# Silvercoast



## saw (Mar 4, 2011)

Hi

Are house will be ready in May so were really excited. Will only be holidaying for the next couple of years but hopefully will move full time. The house is nr. Vilar which is not to far from Torres vedras..... Does any one on the forum live near here? Any advice were to buy furniture? Places to visit/things to do? etc etc.

Many Thanks


----------



## canoeman (Mar 3, 2011)

I don't, but nice area, some of the Forts make interesting visits, the Buddha Park near Bombarra l, Chocolate Festival at Obidos is a must, Ericeira great, going South Sintra, Cabo do Roca, and Lisbon


----------



## siobhanwf (Mar 20, 2009)

We are about 20 minutes away. There is so much to see in the area you will be kept busy. CANOEMAN´s thought of the CHOCOLATE FESTIVAL is good one however it is only on this month at weekends.
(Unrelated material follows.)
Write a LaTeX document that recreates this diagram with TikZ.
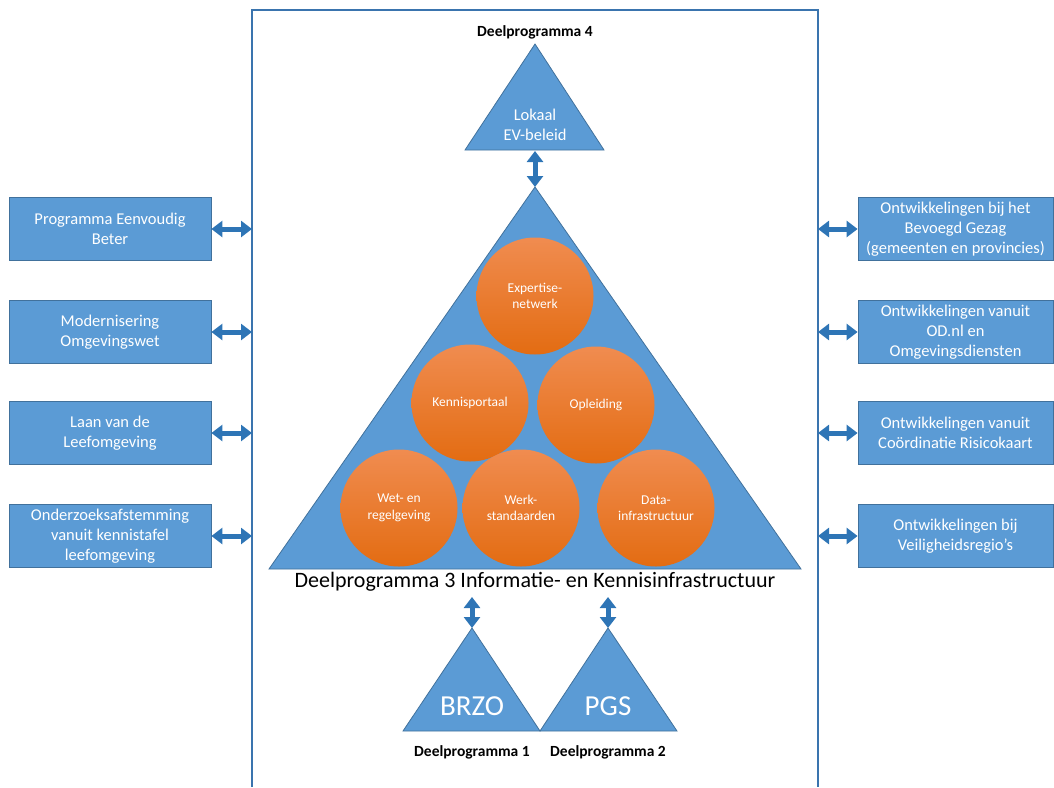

BUDDA gardens is not very far from you and really worth a visit as is the medival town of OBIDOS. the SALT MINES near RIO MAIOR.


----------



## siobhanwf (Mar 20, 2009)

Apresentação Eventos_ - Óbidos Turismo

Salinas de Rio Maior | ECOSAL ATLANTIS

BUDDHA EDEN . Jardim da Paz . Garden of Peace

Entrada - Portal do Município da Batalha



that should keep you going until I can get more together for you


----------



## saw (Mar 4, 2011)

Thank you !


----------



## siobhanwf (Mar 20, 2009)

saw said:


> Thank you !


Plus you can always call in for a glass of Vinho  and a chat


----------



## saw (Mar 4, 2011)

Yes - That would be lovely!


----------



## leonix00 (Mar 14, 2012)

Hi Saw!

I know Torres Vedras and a bit from the surrounding area.
Concerning furniture I would recomend you to came to Lisbon and have a look in IKEA. As far as I know local stores are usually more expensive than big stores like Ikea. 
Also in Torres Vedras if you don't want to spend much money in furniture have a look in "Moviflor" store - is an affordable store.

I would recomend you to make the west coast until Cascais and then until Lisbon, There are many nice places and views in - Ericeira, Guincho, Boca do Inferno, Sintra (very nice village) Belem, etc... 

All the best!


----------



## saw (Mar 4, 2011)

Thank you!


----------